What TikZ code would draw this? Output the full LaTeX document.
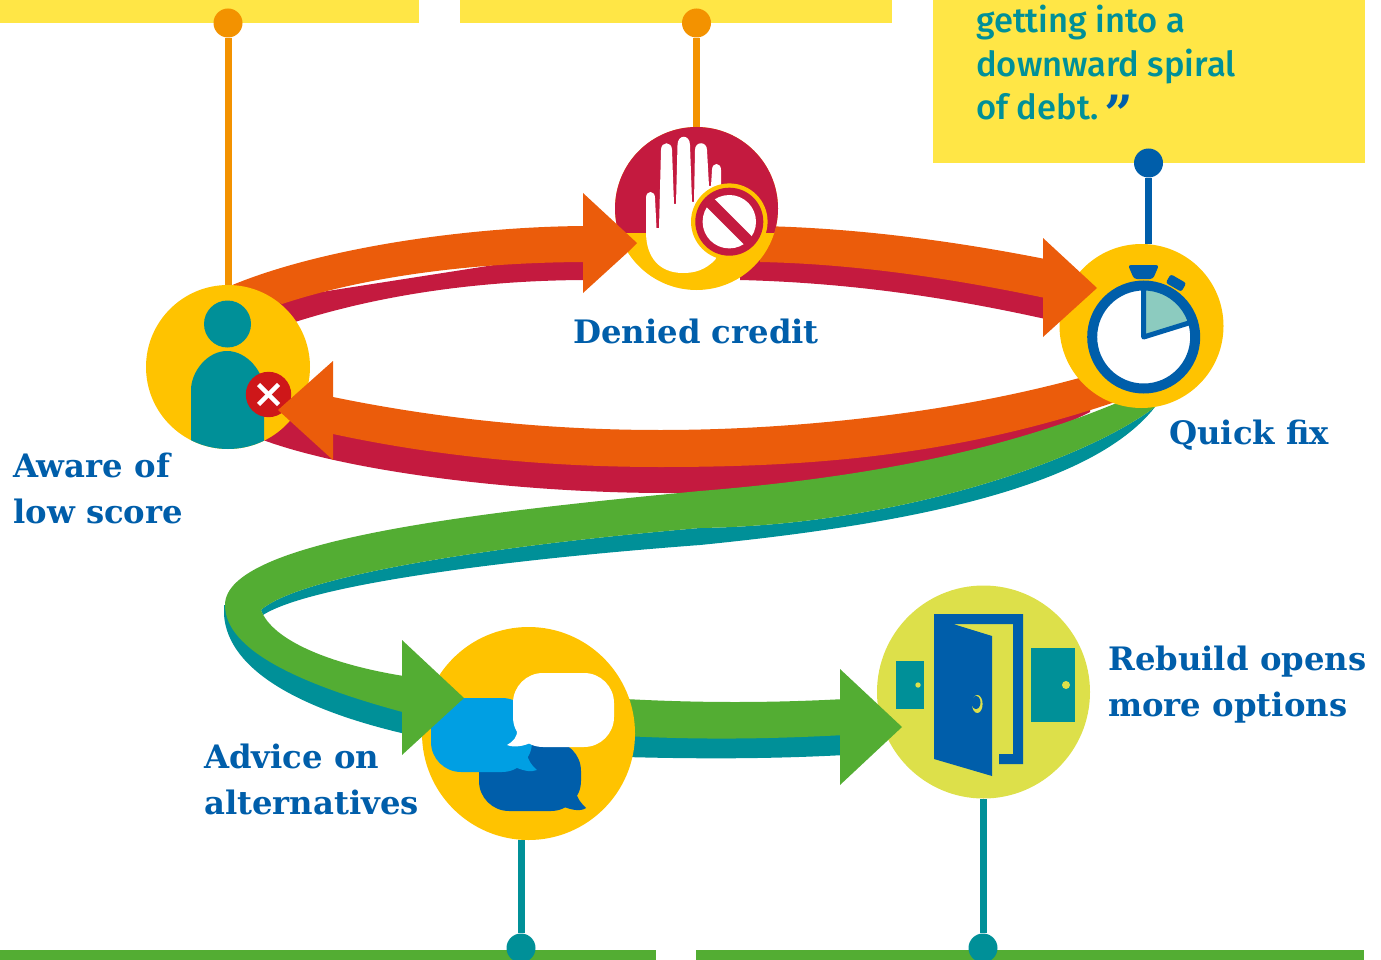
\documentclass[tikz,border=0pt]{standalone}
\usepackage{fontspec}
\usepackage{xcolor}
\usepackage{tikz}
\usetikzlibrary{positioning,calc}
\newfontfamily\labelfont{DejaVu Serif}
\newfontfamily\quotefont{Fira Sans Medium}
\definecolor{boxyellow}{HTML}{FFE646}
\definecolor{discyellow}{HTML}{FFC300}
\definecolor{disclime}{HTML}{DDE04A}
\definecolor{bandorange}{HTML}{EB5C0B}
\definecolor{bandred}{HTML}{C41A3F}
\definecolor{bandgreen}{HTML}{53AD33}
\definecolor{bandteal}{HTML}{009098}
\definecolor{inkblue}{HTML}{005EAA}
\definecolor{skyblue}{HTML}{009FE3}
\definecolor{stemorange}{HTML}{F39200}
\definecolor{crossred}{HTML}{CE1719}
\definecolor{paleteal}{HTML}{8CCBBF}
\tikzset{
  disc/.style={circle,inner sep=0pt,minimum size=#1},
  knob/.style={circle,inner sep=0pt,minimum size=29pt,fill=#1},
  stem/.style={line width=7pt,draw=#1},
  steplabel/.style={font=\labelfont\bfseries\fontsize{32.3}{46}\selectfont,text=inkblue,align=left,inner sep=0pt}
}
\begin{document}
\begin{tikzpicture}[x=1pt,y=-1pt]
    \useasboundingbox (0,0) rectangle (1381,960);

    % Boxes
    \fill[boxyellow] (0,0) rectangle (419,23);
    \fill[boxyellow] (460,0) rectangle (892,23);
    \fill[boxyellow] (933,0) rectangle (1365,163);
    \fill[bandgreen] (0,950) rectangle (656,960);
    \fill[bandgreen] (696,950) rectangle (1364,960);

    % Loop, top left
    \fill[bandred] (270,300) -- (590,250) -- (590,280) .. controls (480,280) and (380,295) .. (295,322) -- cycle;
    \fill[bandorange] (230,286) .. controls (320,248) and (470,226) .. (590,226) -- (590,262)
        .. controls (480,262) and (370,275) .. (282,304) -- cycle;

    % Loop, top right
    \fill[bandred] (740,250) -- (1050,285) -- (1050,320) .. controls (960,300) and (860,283) .. (740,280) -- cycle;
    \fill[bandorange] (760,226) .. controls (860,228) and (960,242) .. (1050,260) -- (1050,299)
        .. controls (960,280) and (860,264) .. (760,262) -- cycle;

    % Loop, bottom
    \fill[bandred] (1090,400) -- (640,450) -- (333,420) -- (262,420) -- (263,440)
        .. controls (350,472) and (520,493) .. (667,493) .. controls (850,498) and (1000,458) .. (1090,412) -- cycle;

    % Way out, teal under green
    \fill[bandteal] (1155,407) .. controls (1090,490) and (900,525) .. (700,545)
        .. controls (500,560) and (310,585) .. (263,615) -- (261,610)
        .. controls (300,575) and (500,545) .. (700,528)
        .. controls (900,525) and (1085,460) .. (1155,407) -- cycle;
    \fill[bandteal] (224,605) -- (224,615) .. controls (228,670) and (300,710) .. (410,735)
        -- (410,700) -- (300,660) -- (240,610) -- cycle;
    \fill[bandgreen] (1119,402) .. controls (1000,452) and (860,478) .. (700,491)
        .. controls (480,512) and (225,540) .. (225,605)
        .. controls (225,650) and (300,685) .. (410,714) -- (410,677)
        .. controls (330,665) and (272,640) .. (261,610)
        .. controls (300,575) and (500,545) .. (700,528)
        .. controls (900,525) and (1085,460) .. (1155,407) -- cycle;
    \fill[bandorange] (333,397) .. controls (430,417) and (540,430) .. (660,430)
        .. controls (800,430) and (960,412) .. (1090,375) -- (1115,402)
        .. controls (950,458) and (800,467) .. (660,467)
        .. controls (540,467) and (430,455) .. (333,434) -- cycle;

    % Way out, last stretch
    \fill[bandteal] (625,730) -- (845,730) -- (845,755) .. controls (770,759) and (700,759) .. (625,757) -- cycle;
    \fill[bandgreen] (625,699) .. controls (700,703) and (770,703) .. (845,699) -- (845,735)
        .. controls (770,739) and (700,740) .. (625,736) -- cycle;

    % Discs
    \node[disc=164pt,fill=discyellow] (aware) at (228,367) {};
    \node[disc=163pt,fill=discyellow] (denied) at (696.5,208.5) {};
    \node[disc=164pt,fill=discyellow] (quick) at (1141.5,326) {};
    \node[disc=213pt,fill=discyellow] (advice) at (528.5,733.5) {};
    \node[disc=213pt,fill=disclime] (rebuild) at (983.5,692) {};

    % Stems and knobs
    \node[knob=stemorange] (knobaware) at (228,23) {};
    \node[knob=stemorange] (knobdenied) at (696.5,23) {};
    \node[knob=inkblue] (knobquick) at (1148.5,163) {};
    \node[knob=bandteal] (knobadvice) at (521,948) {};
    \node[knob=bandteal] (knobrebuild) at (983,948) {};
    \draw[stem=stemorange] (knobaware) -- (aware);
    \draw[stem=stemorange] (knobdenied) -- (denied);
    \draw[stem=inkblue] (knobquick) -- (knobquick |- quick.north);
    \draw[stem=bandteal] (knobadvice) -- (knobadvice |- advice.south);
    \draw[stem=bandteal] (knobrebuild) -- (knobrebuild |- rebuild.south);

    % Person
    \begin{scope}
      \clip (aware.center) circle[radius=82pt];
      \fill[bandteal] (227.5,324) circle[radius=23.5pt];
      \fill[bandteal] (191,450) -- (191,390) .. controls (191,372) and (207,351) .. (227,351)
          .. controls (247,351) and (264,372) .. (264,390) -- (264,450) -- cycle;
    \end{scope}
    \fill[crossred] (268.5,394.5) circle[radius=22.7pt];
    \draw[white,line width=4.5pt] (258.5,384.5) -- (278.5,404.5);
    \draw[white,line width=4.5pt] (278.5,384.5) -- (258.5,404.5);

    % Hand
    \begin{scope}
      \clip (denied.center) circle[radius=81.5pt];
      \fill[bandred] (600,120) rectangle (800,233);
    \end{scope}
    \fill[white] (646,232) -- (646,198) .. controls (646,190) and (655,190) .. (655,198)
        -- (656.5,228) -- (659,228) -- (661,150) .. controls (661,141) and (672,141) .. (672,150)
        -- (674,204) -- (676,204) -- (677.5,145) .. controls (677.5,134) and (690,134) .. (690,145)
        -- (692,202) -- (694,202) -- (695,150) .. controls (695,141) and (707,141) .. (707,150)
        -- (709,186) -- (711,186) -- (712,170) .. controls (712,162) and (721,162) .. (721,170)
        -- (721,195) -- (735,220) -- (715,260) .. controls (705,270) and (695,273) .. (683,273)
        .. controls (660,273) and (646,258) .. (646,232) -- cycle;
    \fill[discyellow] (729.3,221.7) circle[radius=38.3pt];
    \fill[bandred] (729.3,221.7) circle[radius=34pt];
    \fill[white] (729.3,221.7) circle[radius=26.7pt];
    \draw[bandred,line width=11pt] (710,202.5) -- (748.5,241);

    % Stopwatch
    \fill[white] (1143.7,337) circle[radius=51pt];
    \fill[paleteal] (1143.7,337) -- (1143.7,287) .. controls (1165,287) and (1184,302) .. (1192,322) -- cycle;
    \draw[inkblue,line width=5pt,line join=round] (1143.7,287) -- (1143.7,337) -- (1192,322);
    \draw[inkblue,line width=10pt] (1143.7,337) circle[radius=51.5pt];
    \fill[inkblue,rounded corners=3pt] (1128,265) -- (1159,265) -- (1153,279) -- (1134,279) -- cycle;
    \fill[inkblue,rounded corners=2.5pt,rotate around={-30:(1176,283)}] (1167,278) rectangle (1185,288);

    % Door
    \fill[bandteal] (896,661) rectangle (924,709);
    \fill[disclime] (918,685) circle[radius=2.7pt];
    \fill[bandteal] (1031,648) rectangle (1075,722);
    \fill[disclime] (1066,685) circle[radius=4pt];
    \fill[inkblue] (934,614) -- (1023,614) -- (1023,764) -- (999,764) -- (999,754) -- (1013,754)
        -- (1013,624) -- (953,624) -- (992,636) -- (992,776) -- (934,759) -- cycle;
    \fill[disclime] (977.3,704) ellipse[x radius=5.3pt,y radius=9pt];
    \fill[inkblue] (976,702.5) ellipse[x radius=4.5pt,y radius=6.5pt];

    % Speech bubbles
    \fill[inkblue,rounded corners=30pt] (479,741) rectangle (581,811);
    \fill[inkblue] (576,790) .. controls (576,798) and (582,804) .. (586,808)
        .. controls (580,812) and (570,810) .. (560,805) -- cycle;
    \fill[skyblue,rounded corners=30pt] (431,698) rectangle (532,772);
    \fill[skyblue] (527,750) .. controls (526,758) and (532,766) .. (537,770)
        .. controls (530,773) and (522,770) .. (512,766) -- cycle;
    \fill[white,rounded corners=30pt] (513,673) rectangle (614,747);
    \fill[white] (517,730) .. controls (518,736) and (513,742) .. (507,745)
        .. controls (514,748) and (525,746) .. (532,742) -- cycle;

    % Arrow heads
    \fill[bandorange] (583,193) -- (637,243) -- (628,252) -- (583,293) -- cycle;
    \fill[bandorange] (1043,238) -- (1097,288) -- (1043,337) -- cycle;
    \fill[bandorange] (333,361) -- (278,410) -- (333,460) -- cycle;
    \fill[bandgreen] (402,640) -- (464,698) -- (402,755) -- cycle;
    \fill[bandgreen] (840,669) -- (902,727) -- (840,785) -- cycle;

    % Labels
    \node[steplabel,anchor=base] (lbldenied) at (696,343) {Denied credit};
    \node[steplabel,anchor=base west] (lblquick) at (1169,444) {Quick fix};
    \node[steplabel,anchor=west] (lblaware) at (13,488.5) {Aware of\\low score};
    \node[steplabel,anchor=west] (lbladvice) at (204,779.5) {Advice on\\alternatives};
    \node[steplabel,anchor=west] (lblrebuild) at (1108,684.5) {Rebuild opens\\more options};

    % Quote
    \node[font=\quotefont\fontsize{34.5}{43.5}\selectfont,text=bandteal,align=left,inner sep=0pt,anchor=west]
        (quote) at (976,63) {getting into a\\downward spiral\\of debt.\,\smash{\raisebox{-12pt}{\labelfont\bfseries\color{inkblue}\fontsize{50}{50}\selectfont”}}};
\end{tikzpicture}
\end{document}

::::

■ **TASK TO COMPLETE**
Leave out the pictures, then repeat the listing above exactly from its first line to the line with "(760,262) -- cycle;", inclusive.

■ **ANSWER TO THIS EXERCISE**
What TikZ code would draw this? Output the full LaTeX document.
\documentclass[tikz,border=0pt]{standalone}
\usepackage{fontspec}
\usepackage{xcolor}
\usepackage{tikz}
\usetikzlibrary{positioning,calc}
\newfontfamily\labelfont{DejaVu Serif}
\newfontfamily\quotefont{Fira Sans Medium}
\definecolor{boxyellow}{HTML}{FFE646}
\definecolor{discyellow}{HTML}{FFC300}
\definecolor{disclime}{HTML}{DDE04A}
\definecolor{bandorange}{HTML}{EB5C0B}
\definecolor{bandred}{HTML}{C41A3F}
\definecolor{bandgreen}{HTML}{53AD33}
\definecolor{bandteal}{HTML}{009098}
\definecolor{inkblue}{HTML}{005EAA}
\definecolor{skyblue}{HTML}{009FE3}
\definecolor{stemorange}{HTML}{F39200}
\definecolor{crossred}{HTML}{CE1719}
\definecolor{paleteal}{HTML}{8CCBBF}
\tikzset{
  disc/.style={circle,inner sep=0pt,minimum size=#1},
  knob/.style={circle,inner sep=0pt,minimum size=29pt,fill=#1},
  stem/.style={line width=7pt,draw=#1},
  steplabel/.style={font=\labelfont\bfseries\fontsize{32.3}{46}\selectfont,text=inkblue,align=left,inner sep=0pt}
}
\begin{document}
\begin{tikzpicture}[x=1pt,y=-1pt]
    \useasboundingbox (0,0) rectangle (1381,960);

    % Boxes
    \fill[boxyellow] (0,0) rectangle (419,23);
    \fill[boxyellow] (460,0) rectangle (892,23);
    \fill[boxyellow] (933,0) rectangle (1365,163);
    \fill[bandgreen] (0,950) rectangle (656,960);
    \fill[bandgreen] (696,950) rectangle (1364,960);

    % Loop, top left
    \fill[bandred] (270,300) -- (590,250) -- (590,280) .. controls (480,280) and (380,295) .. (295,322) -- cycle;
    \fill[bandorange] (230,286) .. controls (320,248) and (470,226) .. (590,226) -- (590,262)
        .. controls (480,262) and (370,275) .. (282,304) -- cycle;

    % Loop, top right
    \fill[bandred] (740,250) -- (1050,285) -- (1050,320) .. controls (960,300) and (860,283) .. (740,280) -- cycle;
    \fill[bandorange] (760,226) .. controls (860,228) and (960,242) .. (1050,260) -- (1050,299)
        .. controls (960,280) and (860,264) .. (760,262) -- cycle;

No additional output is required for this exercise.